The efficiency gains directly extend EV range—a real problem when your self-driving system is draining the battery. But there’s a catch: ISO 26262 certification for safety-critical automotive systems remains years away. Great tech, real benefits, but not ready for your production vehicle tomorrow.
The Developer Ecosystem Problem
Hardware breakthroughs mean nothing without software to run on them. Neuromorphic’s Achilles’ heel is the fragmented, immature developer ecosystem. Intel’s Lava framework provides abstractions for Loihi chips. Norse offers PyTorch-based tools for spiking neural networks. The Neuromorphic Intermediate Representation (NIR) promises cross-platform compatibility. But code written for one neuromorphic platform rarely transfers to another, and that fragmentation kills adoption.
The barrier to entry remains high—developers need Python, C++, framework-specific knowledge, and often embedded systems expertise for edge deployments. Until neuromorphic computing gets its equivalent of CUDA or PyTorch (standardized, well-documented, broadly adopted), the technology stays niche despite superior efficiency.
The industry recognizes this. Software tools are maturing, and high-level programming languages designed specifically for neuromorphic architectures are in development. But we’re talking years, not months, before the average developer can pick up neuromorphic as easily as spinning up a GPU instance.
The Energy Problem Meets Its Solution
AI’s energy crisis has a solution, validated by production deployments and backed by billions in market projections.
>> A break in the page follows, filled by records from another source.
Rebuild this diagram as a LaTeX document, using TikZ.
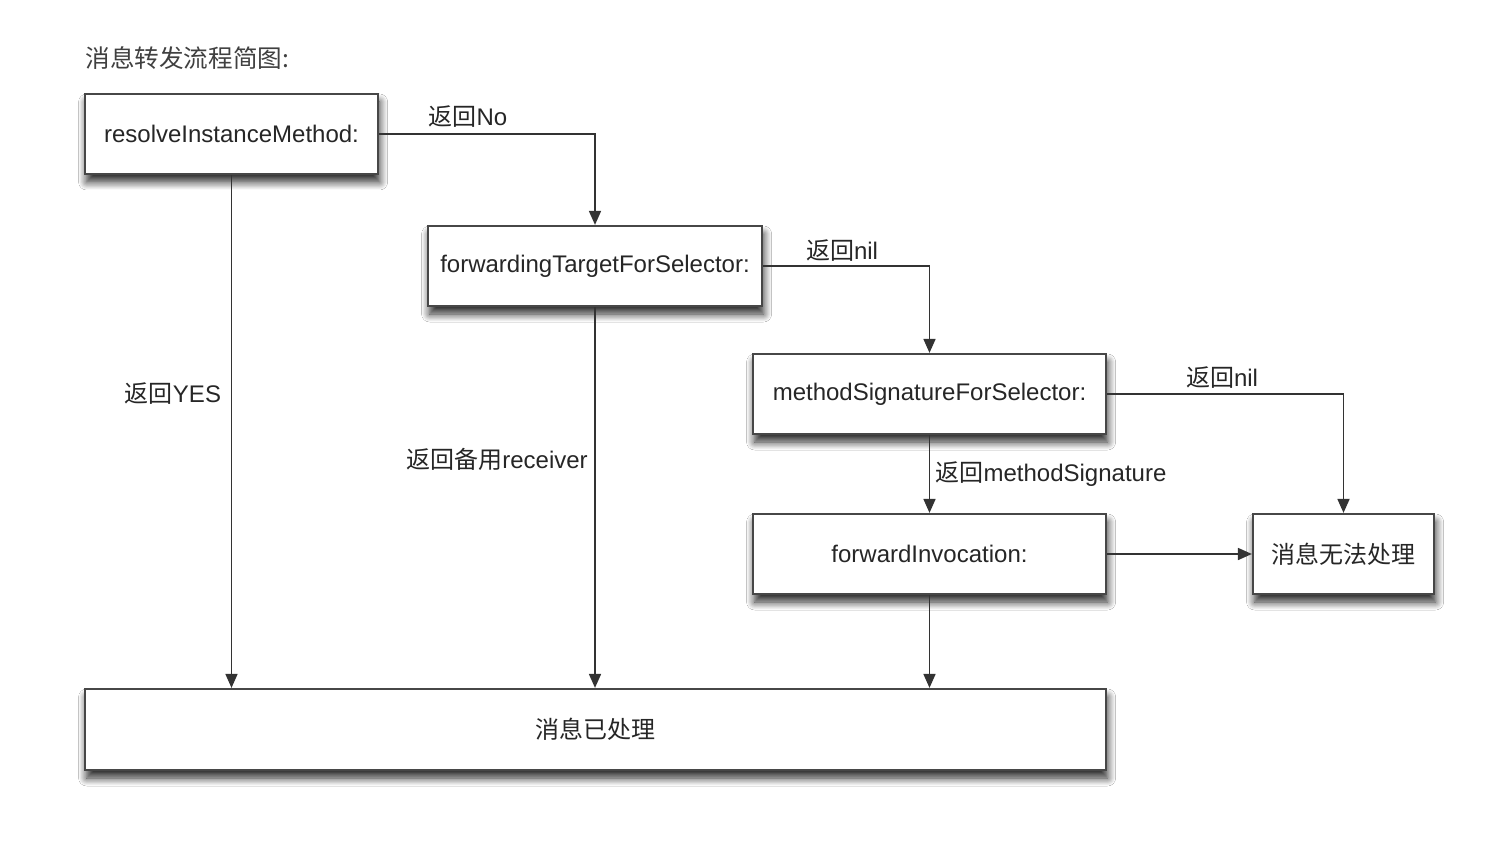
\documentclass[tikz,border=0pt]{standalone}
\usepackage{fontspec}
\setmainfont{Liberation Sans}
\newfontfamily\cjk{Noto Sans CJK SC}
\usetikzlibrary{arrows.meta,shadows.blur}
\begin{document}
\begin{tikzpicture}[x=0.5pt,y=-0.5pt,
 box/.style={draw=black!72, line width=1.1pt, fill=white, inner sep=0pt,
   blur shadow={shadow xshift=0.8pt, shadow yshift=-4pt, shadow blur radius=4pt, shadow blur steps=10, shadow opacity=85},
   text=black!85, font=\fontsize{12}{14}\selectfont},
 conn/.style={draw=black!80, line width=0.85pt, -{Triangle[length=7pt,width=6pt]}},
 lbl/.style={font=\fontsize{12}{14}\selectfont, inner sep=1pt, text=black!85}]
\useasboundingbox (0,0) rectangle (1504,844);
\fill[white] (0,0) rectangle (1504,844);
\node[anchor=west, text=black!75, font=\fontsize{12.3}{14}\selectfont, inner sep=0pt] (title) at (85,58) {\cjk 消息转发流程简图:};
\node[box, minimum width=146.5pt, minimum height=40pt] (b1) at (231.5,134) {resolveInstanceMethod:};
\node[box, minimum width=167pt, minimum height=40pt] (b2) at (595,266) {forwardingTargetForSelector:};
\node[box, minimum width=176.5pt, minimum height=40pt] (b3) at (929.5,394) {methodSignatureForSelector:};
\node[box, minimum width=176.5pt, minimum height=40pt] (b4) at (929.5,554) {forwardInvocation:};
\node[box, minimum width=90.5pt, minimum height=40pt] (b5) at (1343.5,554) {\cjk 消息无法处理};
\node[box, minimum width=510.5pt, minimum height=40.5pt] (b6) at (595.5,729.5) {\cjk 消息已处理};
% connectors
\draw[conn] (b1.east) -| (b2.north);
\draw[conn] (b2.east) -| (b3.north);
\draw[conn] (b3.east) -| (b5.north);
\draw[conn] (b3.south) -- (b4.north);
\draw[conn] (b4.east) -- (b5.west);
\draw[conn] (b1.south) -- (b1.south |- b6.north);
\draw[conn] (b2.south) -- (b2.south |- b6.north);
\draw[conn] (b4.south) -- (b4.south |- b6.north);
% labels
\node[lbl] (l1) at (468,117) {{\cjk 返回}No};
\node[lbl] (l2) at (842,251) {{\cjk 返回}nil};
\node[lbl] (l3) at (1222,378) {{\cjk 返回}nil};
\node[lbl] (l4) at (173,394) {{\cjk 返回}YES};
\node[lbl] (l5) at (497,459) {{\cjk 返回备用}receiver};
\node[lbl] (l6) at (1051,474) {{\cjk 返回}methodSignature};
\end{tikzpicture}
\end{document}
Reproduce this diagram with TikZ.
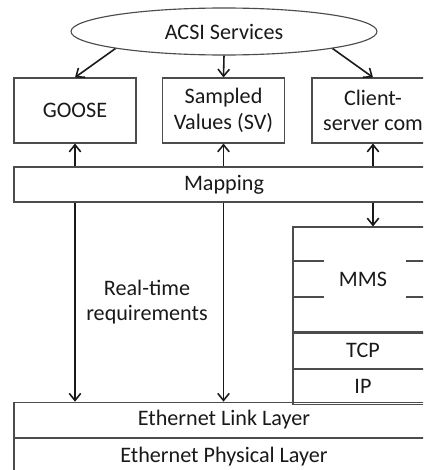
\documentclass[tikz,border=0pt]{standalone}
\usepackage{fontspec}
\setmainfont{Carlito}
\usetikzlibrary{arrows.meta, positioning, shapes}

\tikzset{
    layer/.style={draw=black!70, line width=0.65pt, text=black!90, align=center,
        inner sep=0pt, font=\fontsize{12.6}{14.5}\selectfont},
    servicebox/.style={layer, minimum width=2.44cm, minimum height=1.3cm},
    stackbox/.style={layer, minimum width=2.8cm, minimum height=0.7cm},
    widebox/.style={layer, minimum width=8.4cm, minimum height=0.71cm},
    flow/.style={-{Straight Barb[length=4pt,width=6.5pt]}, line width=0.9pt, black!90}
}

\begin{document}
\begin{tikzpicture}[x=0.02cm, y=-0.02cm]
    \useasboundingbox (0,0) rectangle (423,470);
    \clip (0,0) rectangle (423,470);

    \node (acsi) [layer, ellipse, minimum width=6.12cm, minimum height=0.94cm] at (224,31.5) {ACSI Services};
    \node (goose) [servicebox] at (75,110.5) {GOOSE};
    \node (sv) [servicebox] at (223.5,110.5) {Sampled\\Values (SV)};
    \node (client) [servicebox] at (373,110.5) {Client-\\server com};
    \node (mapping) [widebox, minimum height=0.7cm] at (224,184.5) {Mapping};

    \node (mms) [stackbox, minimum height=2.1cm] at (363,279.5) {MMS};
    \node (tcp) [stackbox, below=0pt of mms] {TCP};
    \node (ip) [stackbox, below=0pt of tcp] {IP};

    \node (link) [widebox] at (224,420) {Ethernet Link Layer};
    \node (phys) [widebox, below=0pt of link] {Ethernet Physical Layer};

    \node (realtime) [align=center, text=black!90, font=\fontsize{12.6}{14}\selectfont] at (147,302) {Real-time\\requirements};

    % stubs inside MMS
    \draw[black!70, line width=0.65pt] (mms.west |- 0,261) -- ++(32,0) (mms.west |- 0,297) -- ++(32,0);
    \draw[black!70, line width=0.65pt] (mms.east |- 0,261) -- ++(-28,0) (mms.east |- 0,297) -- ++(-28,0);

    \draw[flow] (acsi.south west) -- (goose.north);
    \draw[flow] (acsi.south) -- (sv.north);
    \draw[flow] (acsi.south east) -- (client.north);

    \draw[flow] (goose |- mapping.north) -- (goose.south);
    \draw[flow] (sv |- mapping.north) -- (sv.south);
    \draw[flow] (client |- mapping.north) -- (client.south);

    \draw[flow] (goose |- mapping.south) -- (goose |- link.north);
    \draw[flow] (sv |- mapping.south) -- (sv |- link.north);
    \draw[flow] (client |- mapping.south) -- (client |- mms.north);
\end{tikzpicture}
\end{document}
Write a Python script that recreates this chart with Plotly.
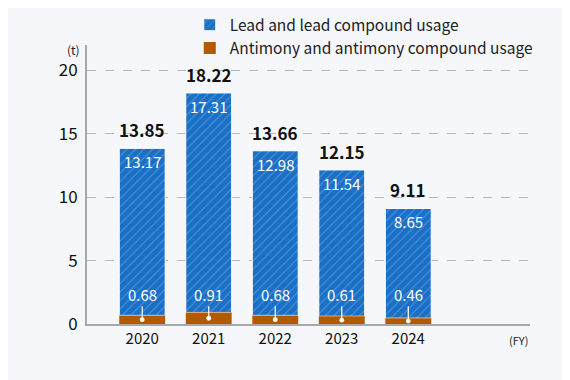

The 99% energy reduction isn’t marketing—it’s peer-reviewed research deployed at national laboratories. But technology alone doesn’t drive adoption. Neuromorphic computing needs standardized frameworks, mature tooling, and a developer community that doesn’t require a PhD to get started.
The hardware is ready. The applications are real. The market is massive. Now the software ecosystem needs to catch up before AI’s energy consumption becomes environmentally untenable.